In other words, this low inflation we're getting is not a good thing and the Fed wants higher inflation.  Low inflation as discussed drags on economic growth, wages, living standards.  Of course, this is why we also saw the Fed guide down their estimates for economic growth this year from 2.6% to 2.5% even though the majority of economists estimates are still considerably higher than that.   The question that no one has yet to answer is exactly where that economic growth is going to come from given the fact that we are seeing year over year declines in the rate of growth as discussed in "3 Reasons Stocks May Stumble Despite Fed."

"The economy is currently pushing a third straight quarter of sub-2% growth with the Federal Reserve discussing taking away a major support for the economy.  The extraction of liquidity from the system will stem the forward pull of future consumption, which has come at the expense of higher credit balances and lower personal savings rates for consumers, leading to weaker rates of economic growth."

The other problem of low, and falling, inflationary pressures is the effect on interest rates.  This is what Gross had to say on the issue:

"I think they are missing the influence on inflation that obviously the chairman has considered and perhaps the committee as well. There was a question and Q&A that basically said, Mr. Chairman, if we are down at 1% inflation and it doesn't rise, then real interest rates are in a quandary to which you have limited flexibility, and he said, I agree completely with the premise of your question."

That limited flexibility, as we have discussed numerous times as of late, is the same "Liquidity Trap" that Japan has been locked into for more than a decade.  Low rates of inflation, or disinflation, keeps the Federal Reserve from raising interest rates.  If the Fed tries to raise the overnight lending rate it slows the economy.  The chart below shows the Fed Funds rate as compared to GDP.  Notice that each time the Fed Funds rate rises it coincides with a decline in economic growth.  Exactly how is the Fed supposed to remove their "accommodative policy" when the economy is growing at a sub-par rate.  Furthermore, given that we are already 48 months into the current post-recession expansion, we are closer to the next economic contraction rather than an expansionary boom.

Fed-Funds-GDP-061813

Therefore, while the Fed says they expect to keep accommodative policy in place through 2014, the reality is that without an inflationary push caused by a strengthening economy it is likely they will forced to keep rates suppressed for much longer than intended.  Monetary policy is not a driver of economic growth and there are huge assumptions being made that by the end of 2013 the effects of the "Fiscal Cliff" deal will have passed.  The problem is that higher tax rates are here to stay, which drags on consumption, and the impact of the (Un)Affordable Care Act are just beginning to be felt as implementation begins with exchanges in October and the full brunt of the ACA hits in 2014.  Businesses are already rapidly downsizing staff, cutting hours and shifting full-time labor to temporary and part-time to reduce the impact of higher health care costs on profits.

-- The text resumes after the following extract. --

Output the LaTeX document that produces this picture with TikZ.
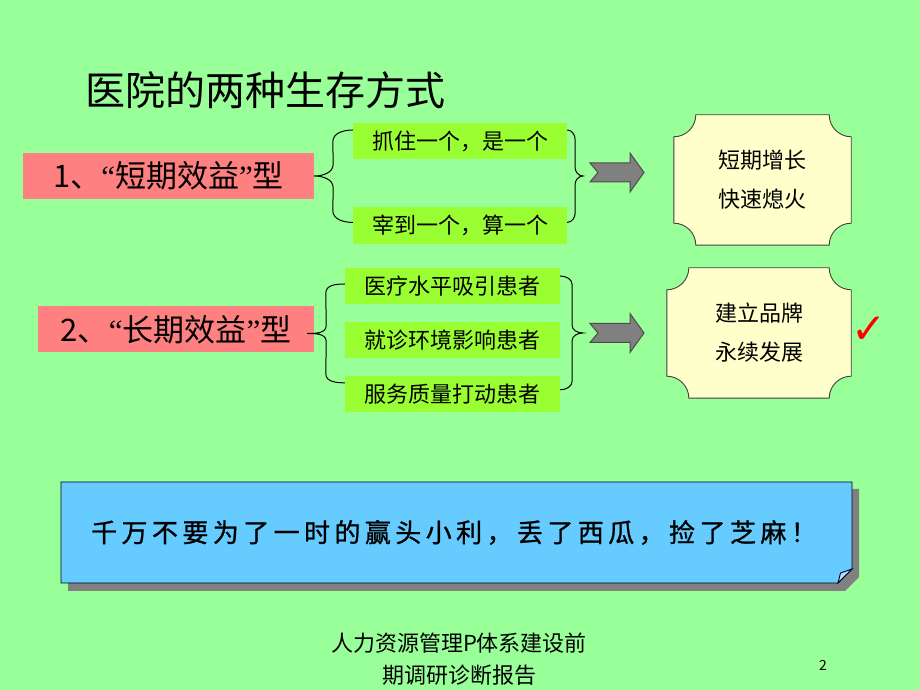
\documentclass[tikz,border=0pt]{standalone}
\usepackage{fontspec}
\usepackage{tikz}
\usetikzlibrary{calc, positioning}
\newfontfamily\cjk{Noto Sans CJK SC}
\newfontfamily\cjkwide{Noto Sans CJK SC}[LetterSpace=17, FakeBold=1]
\newfontfamily\latin{Liberation Serif}
\newfontfamily\symb{DejaVu Sans}
\definecolor{page-green}{RGB}{153,255,153}
\definecolor{type-red}{RGB}{255,128,128}
\definecolor{way-green}{RGB}{153,255,51}
\definecolor{plaque-yellow}{RGB}{255,255,204}
\definecolor{note-blue}{RGB}{102,204,255}
\definecolor{note-fold}{RGB}{170,225,255}
\colorlet{shadow-grey}{black!50}
\pgfdeclarelayer{background}
\pgfsetlayers{background,main}
\tikzset{%
  every node/.style={font=\cjk},
    brace/.style={%
        draw=black,
        line width=1pt,
    },
    typebox/.style={%
        rectangle,
        fill=type-red,
        inner sep=0pt,
        minimum height=46pt,
        font=\cjk\fontsize{31}{31}\selectfont,
    },
    waybox/.style={%
        rectangle,
        fill=way-green,
        inner sep=0pt,
        minimum width=214pt,
        minimum height=36.5pt,
        font=\cjk\fontsize{22}{22}\selectfont,
    },
    result/.style={%
        inner sep=0pt,
        align=center,
        font=\cjk\fontsize{22}{39}\selectfont,
    },
    plaque/.style={%
        fill=plaque-yellow,
        draw=black!75,
        line width=0.9pt,
    },
    bigarrow/.style={%
        fill=shadow-grey,
        draw=black!70,
        line width=1pt,
        line join=miter,
    },
    notebox/.style={%
        inner sep=0pt,
        minimum width=791pt,
        minimum height=101pt,
        font=\cjkwide\fontsize{26}{26}\selectfont,
    },
    notebody/.style={%
        fill=note-blue,
        draw=black!70!blue!40!black,
        line width=0.9pt,
    },
}

\begin{document}
\begin{tikzpicture}[x=1pt, y=1pt]
  \useasboundingbox (0,0) rectangle (920,690);
  \begin{pgfonlayer}{background}
    \fill[page-green] (0,0) rectangle (920,690);
  \end{pgfonlayer}

  \node [font=\cjk\fontsize{40}{40}\selectfont] at (265,600) (title) {医院的两种生存方式};

  % short-term type
  \node [typebox, minimum width=291pt] at (168.5,514) (type1) {1、{\latin “}短期效益{\latin ”}型};
  \node [waybox] at (460,549) (w1a) {抓住一个，是一个};
  \node [waybox, below=47.5pt of w1a] (w1b) {宰到一个，算一个};

  % long-term type
  \node [typebox, minimum width=276pt] at (176,360.5) (type2) {2、{\latin “}长期效益{\latin ”}型};
  \node [waybox, minimum width=215pt] at (452.5,404) (w2a) {医疗水平吸引患者};
  \node [waybox, minimum width=215pt, below=17pt of w2a] (w2b) {就诊环境影响患者};
  \node [waybox, minimum width=215pt, below=17pt of w2b] (w2c) {服务质量打动患者};

  % braces
  \coordinate (b1top) at ([yshift=11pt]w1a.west);
  \coordinate (b1bot) at ([yshift=3pt]w1b.west);
  \draw[brace] (b1top) to[out=180,in=90] ++(-20,-12) -- ($(type1.east)+(19,12)$)
    to[out=-90,in=0] (type1.east) to[out=0,in=90] ++(19,-12)
    -- ($(b1bot)+(-20,12)$) to[out=-90,in=180] (b1bot);

  \coordinate (c1top) at ([yshift=11pt]w1a.east);
  \coordinate (c1bot) at ([yshift=3pt]w1b.east);
  \coordinate (t1) at (583,514);
  \draw[brace] (c1top) to[out=0,in=90] ++(8,-10) -- ($(t1)+(-8,9)$)
    to[out=-90,in=180] (t1) to[out=180,in=90] ++(-8,-9)
    -- ($(c1bot)+(8,10)$) to[out=-90,in=0] (c1bot);

  \coordinate (b2top) at ([yshift=2pt]w2a.west);
  \coordinate (b2bot) at ([yshift=11pt]w2c.west);
  \coordinate (s2) at ([xshift=-7pt,yshift=-4pt]type2.east);
  \draw[brace] (b2top) to[out=180,in=90] ++(-19,-9) -- ($(s2)+(19,8)$)
    to[out=-90,in=0] (s2) to[out=0,in=90] ++(19,-8)
    -- ($(b2bot)+(-19,9)$) to[out=-90,in=180] (b2bot);

  \coordinate (c2top) at ([yshift=10pt]w2a.east);
  \coordinate (c2bot) at ([yshift=4pt]w2c.east);
  \coordinate (t2) at (583,357);
  \draw[brace] (c2top) to[out=0,in=90] ++(12,-9) -- ($(t2)+(-11,8)$)
    to[out=-90,in=180] (t2) to[out=180,in=90] ++(-11,-8)
    -- ($(c2bot)+(12,9)$) to[out=-90,in=0] (c2bot);

  % fat arrows
  \coordinate (a1) at ($(t1)+(7,3.5)$);
  \coordinate (a2) at ($(t2)+(7,0)$);
  \foreach \a in {a1, a2} {
    \draw[bigarrow] (\a) ++(0,9.5) -- ++(40,0) -- ++(0,10) -- ++(14,-19.5)
      -- ++(-14,-19.5) -- ++(0,10) -- ++(-40,0) -- ++(8,9.5) -- cycle;
  }

  % results
  \node [result, minimum width=177pt, minimum height=130pt] at (762.5,510) (r1) {短期增长\\快速熄火};
  \node [result, minimum width=184pt, minimum height=130pt] at (759,357) (r2) {建立品牌\\永续发展};
  \node [text=red, font=\symb\bfseries\fontsize{42}{42}\selectfont] at (869,360) (tick) {✓};

  % note
  \node [notebox] at (454,157.5) (note) {千万不要为了一时的赢头小利，丢了西瓜，捡了芝麻！};

  \node [align=center, font=\cjk\fontsize{22}{32}\selectfont] at (459,31) (foot) {人力资源管理P体系建设前\\期调研诊断报告};
  \node [font=\cjk\fontsize{14}{14}\selectfont] at (823,25) (pageno) {2};

  \begin{pgfonlayer}{background}
    \foreach \r in {r1, r2} {
      \draw[plaque] let \p1=(\r.south west), \p2=(\r.north east) in
        (\x1+22,\y1) -- (\x2-22,\y1) arc[start angle=180, end angle=90, radius=22]
        -- (\x2,\y2-22) arc[start angle=270, end angle=180, radius=22]
        -- (\x1+22,\y2) arc[start angle=0, end angle=-90, radius=22]
        -- (\x1,\y1+22) arc[start angle=90, end angle=0, radius=22] -- cycle;
    }
    \coordinate (nsw) at (61,107);
    \coordinate (nne) at (852,208);
    \fill[shadow-grey] ($(nsw)+(7,-8)$) -- ($(nne|-nsw)+(-7,-8)$)
      -- ($(nne|-nsw)+(7,6)$) -- ($(nne)+(7,-7)$)
      -- ($(nsw|-nne)+(7,-7)$) -- cycle;
    \draw[notebody] (nsw) -- ($(nne|-nsw)+(-14,0)$)
      -- ($(nne|-nsw)+(0,14)$) -- (nne) -- (nsw|-nne) -- cycle;
    \draw[notebody, fill=note-fold] ($(nne|-nsw)+(-14,0)$) -- ($(nne|-nsw)+(-11.5,10)$)
      -- ($(nne|-nsw)+(0,14)$) -- cycle;
  \end{pgfonlayer}
\end{tikzpicture}
\end{document}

I agree with Gross's sentiment on the outlook for the economy in the months ahead:

"We think the chairman and the Fed are taking a very much of a cyclical type of view. He blames lower growth on fiscal austerity and expects towards the end of the year once that is gone, all of the sudden the economy will be growing at 3%. He blames housing prices moving up on homeowners that simply like higher home prices as opposed to emphasizing the mortgage rate, which is really what has provided the lift in the first place. To a certain extent his driving analogy, which he talked about pulling back on the accelerator, I think he might be driving in a fog. I think the Fed itself may be driving in a fog. To think that is a cyclical as opposed to a structural problem in terms of our economy. I simply think and PIMCO thinks that real growth to lower unemployment below 7% is a long shot over the next 6, 12, 18 months."

Bill is absolutely correct in that the current problem with the economy is a structural one.  This is why the Fed's own growth projections continue to decline from one meeting to the next as the onslaught of misguided fiscal policies, increased regulations and higher taxes erodes economic prosperity.